[SUPPLIED INFORMATION]:
_ _ _ _

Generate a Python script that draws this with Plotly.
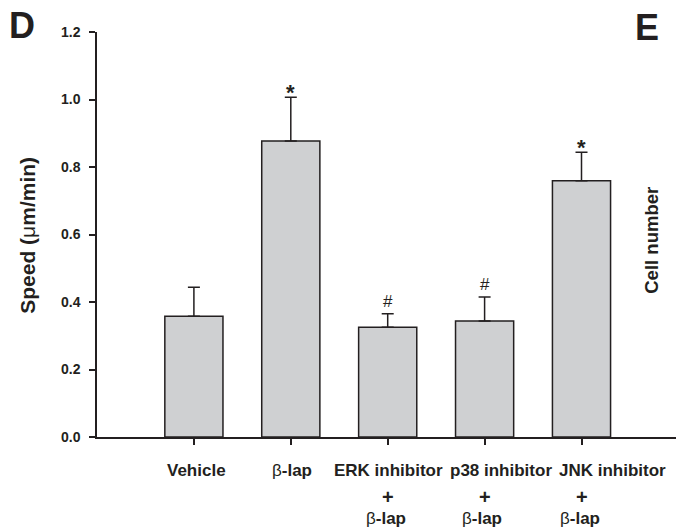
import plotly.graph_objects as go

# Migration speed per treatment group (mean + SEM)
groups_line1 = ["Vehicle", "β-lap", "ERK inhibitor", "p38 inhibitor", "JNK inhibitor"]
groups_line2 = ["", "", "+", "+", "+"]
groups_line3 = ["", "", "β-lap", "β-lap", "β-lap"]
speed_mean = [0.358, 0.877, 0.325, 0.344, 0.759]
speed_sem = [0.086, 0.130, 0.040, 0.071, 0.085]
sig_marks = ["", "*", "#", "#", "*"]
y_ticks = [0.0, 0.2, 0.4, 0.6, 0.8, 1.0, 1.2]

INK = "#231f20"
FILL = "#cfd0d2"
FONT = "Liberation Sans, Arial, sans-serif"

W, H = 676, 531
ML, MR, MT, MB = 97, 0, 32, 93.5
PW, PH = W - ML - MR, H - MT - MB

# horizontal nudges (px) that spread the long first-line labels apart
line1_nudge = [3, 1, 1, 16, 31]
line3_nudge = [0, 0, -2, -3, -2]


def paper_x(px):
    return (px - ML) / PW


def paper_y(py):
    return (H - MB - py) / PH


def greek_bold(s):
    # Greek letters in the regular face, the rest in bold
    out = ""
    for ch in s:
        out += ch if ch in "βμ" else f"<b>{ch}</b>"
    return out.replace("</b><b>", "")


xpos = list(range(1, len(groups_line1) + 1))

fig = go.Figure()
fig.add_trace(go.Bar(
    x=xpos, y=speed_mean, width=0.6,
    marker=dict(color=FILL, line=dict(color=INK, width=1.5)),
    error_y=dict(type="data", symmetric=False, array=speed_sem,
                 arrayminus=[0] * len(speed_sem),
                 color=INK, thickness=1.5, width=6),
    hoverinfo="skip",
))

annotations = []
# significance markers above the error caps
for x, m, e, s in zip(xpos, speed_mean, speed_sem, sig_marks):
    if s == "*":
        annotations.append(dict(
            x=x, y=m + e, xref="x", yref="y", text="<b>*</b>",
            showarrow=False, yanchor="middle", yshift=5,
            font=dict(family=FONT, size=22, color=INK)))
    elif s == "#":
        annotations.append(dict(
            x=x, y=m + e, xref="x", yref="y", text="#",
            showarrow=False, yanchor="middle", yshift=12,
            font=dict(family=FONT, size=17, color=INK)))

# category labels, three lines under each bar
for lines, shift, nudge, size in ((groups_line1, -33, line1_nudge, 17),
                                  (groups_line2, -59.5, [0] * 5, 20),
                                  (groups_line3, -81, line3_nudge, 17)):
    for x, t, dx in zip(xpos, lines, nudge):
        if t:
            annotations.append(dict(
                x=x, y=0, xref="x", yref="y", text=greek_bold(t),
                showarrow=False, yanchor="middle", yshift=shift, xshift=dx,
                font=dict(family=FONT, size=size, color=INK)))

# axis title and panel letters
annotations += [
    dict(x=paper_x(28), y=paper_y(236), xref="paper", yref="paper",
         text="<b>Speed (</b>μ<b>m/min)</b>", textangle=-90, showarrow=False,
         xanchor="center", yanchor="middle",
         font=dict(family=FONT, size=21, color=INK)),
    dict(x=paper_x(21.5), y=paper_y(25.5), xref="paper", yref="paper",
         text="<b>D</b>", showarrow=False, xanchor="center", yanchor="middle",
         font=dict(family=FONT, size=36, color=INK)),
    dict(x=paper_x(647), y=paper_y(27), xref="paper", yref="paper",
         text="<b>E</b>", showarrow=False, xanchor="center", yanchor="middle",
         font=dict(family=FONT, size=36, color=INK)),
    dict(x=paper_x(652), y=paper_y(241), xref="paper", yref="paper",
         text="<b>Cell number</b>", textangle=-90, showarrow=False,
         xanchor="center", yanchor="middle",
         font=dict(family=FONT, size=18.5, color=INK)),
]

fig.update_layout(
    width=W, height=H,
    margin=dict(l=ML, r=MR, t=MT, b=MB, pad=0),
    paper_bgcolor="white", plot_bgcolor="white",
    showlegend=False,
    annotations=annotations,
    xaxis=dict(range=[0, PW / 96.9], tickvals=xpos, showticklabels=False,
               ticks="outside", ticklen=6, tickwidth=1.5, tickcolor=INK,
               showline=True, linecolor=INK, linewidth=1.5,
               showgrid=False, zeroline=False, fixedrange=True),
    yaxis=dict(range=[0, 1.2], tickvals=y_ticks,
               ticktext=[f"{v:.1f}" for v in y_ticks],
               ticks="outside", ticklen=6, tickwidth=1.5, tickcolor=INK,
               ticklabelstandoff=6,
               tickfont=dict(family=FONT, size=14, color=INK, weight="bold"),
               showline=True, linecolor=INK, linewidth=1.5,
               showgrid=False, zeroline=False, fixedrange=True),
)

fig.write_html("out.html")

_ _ _ _

[THE REQUEST]: Return the listing above unchanged, apart from dropping its pictures.

[WRITTEN SOLUTION]:
Generate a Python script that draws this with Plotly.
import plotly.graph_objects as go

# Migration speed per treatment group (mean + SEM)
groups_line1 = ["Vehicle", "β-lap", "ERK inhibitor", "p38 inhibitor", "JNK inhibitor"]
groups_line2 = ["", "", "+", "+", "+"]
groups_line3 = ["", "", "β-lap", "β-lap", "β-lap"]
speed_mean = [0.358, 0.877, 0.325, 0.344, 0.759]
speed_sem = [0.086, 0.130, 0.040, 0.071, 0.085]
sig_marks = ["", "*", "#", "#", "*"]
y_ticks = [0.0, 0.2, 0.4, 0.6, 0.8, 1.0, 1.2]

INK = "#231f20"
FILL = "#cfd0d2"
FONT = "Liberation Sans, Arial, sans-serif"

W, H = 676, 531
ML, MR, MT, MB = 97, 0, 32, 93.5
PW, PH = W - ML - MR, H - MT - MB

# horizontal nudges (px) that spread the long first-line labels apart
line1_nudge = [3, 1, 1, 16, 31]
line3_nudge = [0, 0, -2, -3, -2]


def paper_x(px):
    return (px - ML) / PW


def paper_y(py):
    return (H - MB - py) / PH


def greek_bold(s):
    # Greek letters in the regular face, the rest in bold
    out = ""
    for ch in s:
        out += ch if ch in "βμ" else f"<b>{ch}</b>"
    return out.replace("</b><b>", "")


xpos = list(range(1, len(groups_line1) + 1))

fig = go.Figure()
fig.add_trace(go.Bar(
    x=xpos, y=speed_mean, width=0.6,
    marker=dict(color=FILL, line=dict(color=INK, width=1.5)),
    error_y=dict(type="data", symmetric=False, array=speed_sem,
                 arrayminus=[0] * len(speed_sem),
                 color=INK, thickness=1.5, width=6),
    hoverinfo="skip",
))

annotations = []
# significance markers above the error caps
for x, m, e, s in zip(xpos, speed_mean, speed_sem, sig_marks):
    if s == "*":
        annotations.append(dict(
            x=x, y=m + e, xref="x", yref="y", text="<b>*</b>",
            showarrow=False, yanchor="middle", yshift=5,
            font=dict(family=FONT, size=22, color=INK)))
    elif s == "#":
        annotations.append(dict(
            x=x, y=m + e, xref="x", yref="y", text="#",
            showarrow=False, yanchor="middle", yshift=12,
            font=dict(family=FONT, size=17, color=INK)))

# category labels, three lines under each bar
for lines, shift, nudge, size in ((groups_line1, -33, line1_nudge, 17),
                                  (groups_line2, -59.5, [0] * 5, 20),
                                  (groups_line3, -81, line3_nudge, 17)):
    for x, t, dx in zip(xpos, lines, nudge):
        if t:
            annotations.append(dict(
                x=x, y=0, xref="x", yref="y", text=greek_bold(t),
                showarrow=False, yanchor="middle", yshift=shift, xshift=dx,
                font=dict(family=FONT, size=size, color=INK)))

# axis title and panel letters
annotations += [
    dict(x=paper_x(28), y=paper_y(236), xref="paper", yref="paper",
         text="<b>Speed (</b>μ<b>m/min)</b>", textangle=-90, showarrow=False,
         xanchor="center", yanchor="middle",
         font=dict(family=FONT, size=21, color=INK)),
    dict(x=paper_x(21.5), y=paper_y(25.5), xref="paper", yref="paper",
         text="<b>D</b>", showarrow=False, xanchor="center", yanchor="middle",
         font=dict(family=FONT, size=36, color=INK)),
    dict(x=paper_x(647), y=paper_y(27), xref="paper", yref="paper",
         text="<b>E</b>", showarrow=False, xanchor="center", yanchor="middle",
         font=dict(family=FONT, size=36, color=INK)),
    dict(x=paper_x(652), y=paper_y(241), xref="paper", yref="paper",
         text="<b>Cell number</b>", textangle=-90, showarrow=False,
         xanchor="center", yanchor="middle",
         font=dict(family=FONT, size=18.5, color=INK)),
]

fig.update_layout(
    width=W, height=H,
    margin=dict(l=ML, r=MR, t=MT, b=MB, pad=0),
    paper_bgcolor="white", plot_bgcolor="white",
    showlegend=False,
    annotations=annotations,
    xaxis=dict(range=[0, PW / 96.9], tickvals=xpos, showticklabels=False,
               ticks="outside", ticklen=6, tickwidth=1.5, tickcolor=INK,
               showline=True, linecolor=INK, linewidth=1.5,
               showgrid=False, zeroline=False, fixedrange=True),
    yaxis=dict(range=[0, 1.2], tickvals=y_ticks,
               ticktext=[f"{v:.1f}" for v in y_ticks],
               ticks="outside", ticklen=6, tickwidth=1.5, tickcolor=INK,
               ticklabelstandoff=6,
               tickfont=dict(family=FONT, size=14, color=INK, weight="bold"),
               showline=True, linecolor=INK, linewidth=1.5,
               showgrid=False, zeroline=False, fixedrange=True),
)

fig.write_html("out.html")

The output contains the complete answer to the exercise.